I have recorded several works with soprano saxophone over the years on four different sopranos; silver plate curved neck Yamaha YS62, MK VI (early) and two different Buescher curved sopranos. In my lectures and presentations on saxophone literature, these are often played along with much other music by different players. Students and colleagues almost always can tell when I am playing (for better or worse) because I sound like me. And many of them can reliably discern which recordings have the curved instrument. There have been a few times in my chamber music playing, especially with strings, where I had to have a straight soprano for rehearsal, followed by my concert curved soprano. Almost without exception have these very sensitive, professional artists commented to me about the enhanced blend, consistency and more viable tone in all registers the curved had over the straight.
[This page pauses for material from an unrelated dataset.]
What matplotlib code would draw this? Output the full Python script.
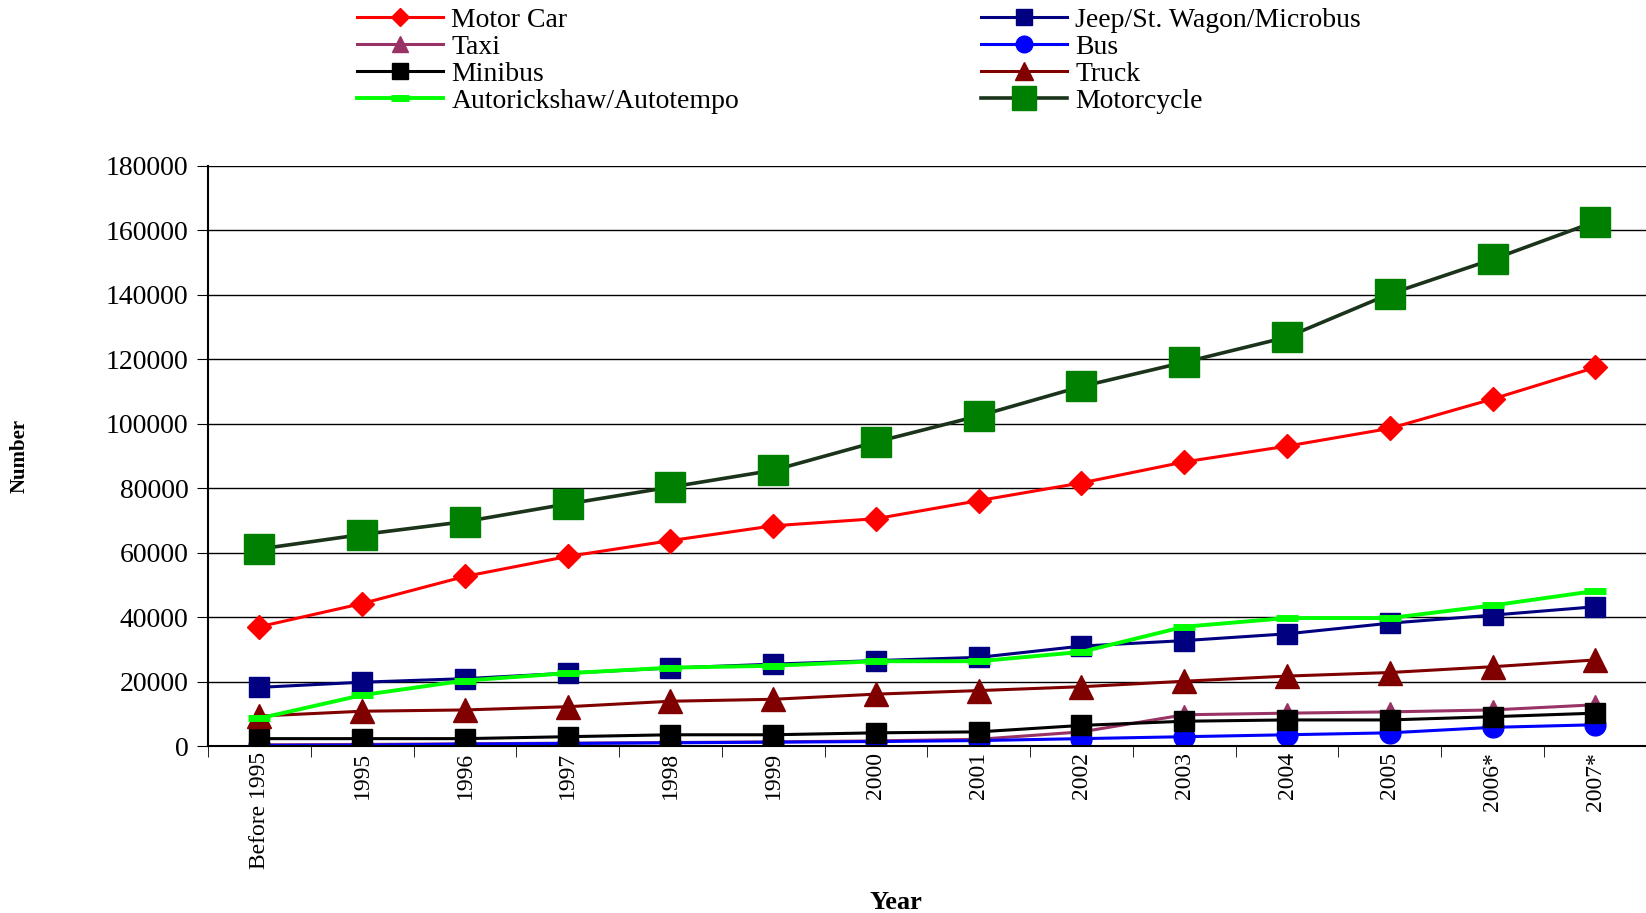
import matplotlib
matplotlib.use('Agg')
from matplotlib import pyplot as plt
import numpy as np

plt.rcParams['font.family'] = ['Liberation Serif', 'DejaVu Serif']

# Kategoriler
years = ['Before 1995', '1995', '1996', '1997', '1998', '1999', '2000',
         '2001', '2002', '2003', '2004', '2005', '2006*', '2007*']

# Seriler
motor_car = [37100, 44300, 52700, 58900, 63800, 68400, 70600,
             76200, 81700, 88200, 93100, 98600, 107700, 117500]
jeep = [18300, 19900, 21000, 22700, 24300, 25500, 26600,
        27600, 31100, 32800, 34900, 38200, 40700, 43300]
taxi = [500, 600, 800, 1000, 1200, 1400, 1700,
        2200, 4500, 9800, 10300, 10700, 11300, 12900]
bus = [300, 400, 700, 900, 1100, 1300, 1500,
       1800, 2400, 3000, 3600, 4200, 5900, 6700]
minibus = [2400, 2400, 2400, 3000, 3600, 3600, 4200,
           4500, 6500, 7800, 8200, 8200, 9200, 10300]
truck = [9400, 10900, 11300, 12300, 14000, 14600, 16200,
         17300, 18500, 20200, 21800, 22900, 24700, 26800]
auto = [8700, 15900, 20400, 22700, 24400, 25000, 26400,
        26400, 29300, 37100, 39800, 39800, 43700, 48200]
motorcycle = [61200, 65700, 69700, 75200, 80400, 85600, 94400,
              102500, 111600, 119100, 126900, 140300, 151000, 162700]

fig = plt.figure(figsize=(16.46, 9.13), dpi=100)
ax = fig.add_axes([0.1264, 0.1825, 0.874, 0.6358])

x = np.arange(len(years))
lw = 2.2

h_car, = ax.plot(x, motor_car, color='#FF0000', lw=lw, marker='D', ms=12, label='Motor Car')
h_jeep, = ax.plot(x, jeep, color='#000080', lw=lw, marker='s', ms=14, label='Jeep/St. Wagon/Microbus')
h_taxi, = ax.plot(x, taxi, color='#993366', lw=lw, marker='^', ms=15, label='Taxi')
h_bus, = ax.plot(x, bus, color='#0000FF', lw=lw, marker='o', ms=15, label='Bus')
h_mini, = ax.plot(x, minibus, color='#000000', lw=lw, marker='s', ms=15, label='Minibus')
h_truck, = ax.plot(x, truck, color='#800000', lw=lw, marker='^', ms=17, label='Truck')
h_auto, = ax.plot(x, auto, color='#00FF00', lw=lw + 0.6, marker='_', ms=16, mew=5,
                  label='Autorickshaw/Autotempo')
h_moto, = ax.plot(x, motorcycle, color='#1A331A', lw=lw + 0.4, marker='s', ms=22,
                  mfc='#008000', mec='#008000', label='Motorcycle')

ax.set_xlim(-0.5, len(years) - 0.5)
ax.set_ylim(0, 180000)
ax.set_yticks(np.arange(0, 180001, 20000))
ax.yaxis.grid(True, color='black', lw=1)
ax.set_axisbelow(True)

ax.set_xticks(x)
ax.set_xticklabels(years, rotation=90, fontsize=17)
ax.set_xticks(np.arange(-0.5, len(years), 1), minor=True)
ax.tick_params(axis='x', which='major', length=0, pad=4)
ax.tick_params(axis='x', which='minor', length=8, direction='out')
ax.tick_params(axis='y', length=8, direction='out', labelsize=20, pad=6)

for s in ['top', 'right']:
    ax.spines[s].set_visible(False)
ax.spines['left'].set_linewidth(1.5)
ax.spines['bottom'].set_linewidth(1.5)

ax.set_ylabel('Number', fontsize=15, fontweight='bold', labelpad=55)
ax.set_xlabel('Year', fontsize=19, fontweight='bold')
ax.xaxis.set_label_coords(0.478, -0.25)

handles = [h_car, h_taxi, h_mini, h_auto, h_jeep, h_bus, h_truck, h_moto]
fig.legend(handles=handles, labels=[h.get_label() for h in handles], ncol=2,
           loc='upper left', bbox_to_anchor=(0.205, 1.013), frameon=False,
           fontsize=20, handlelength=3.1, handletextpad=0.3, labelspacing=0.05,
           columnspacing=8.7, borderpad=0.2, markerscale=0.8)

fig.savefig('out.png', dpi=100)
Their sense of how the tone could/should work was far more rarified and subtle than what I am used to for myself. For them it made the chamber experience more viable, more musical, more to their standards.
These are great lessons I have learned, and from beyond my own limited sphere of only what I hear.
It may very well be that these differences are small and make up a very small part of the music-making experience, but the whole of our artistic endeavors is based on the culmination and refinement of many such tiny refinements into a uniquely defined and moving experience. I am reminded again of my painter anecdote in a previous post in this thread.

As I continue to refine my tonal concept and become better at my internal tonal imagery, I can produce 99% of the sound I want on almost any instrument. But I prefer to use equipment - reeds, mouthpiece, instrument, - whose acoustical design is in accord with my own tonal interests. As has been experienced over and over with myself, students and colleagues, there is a real difference.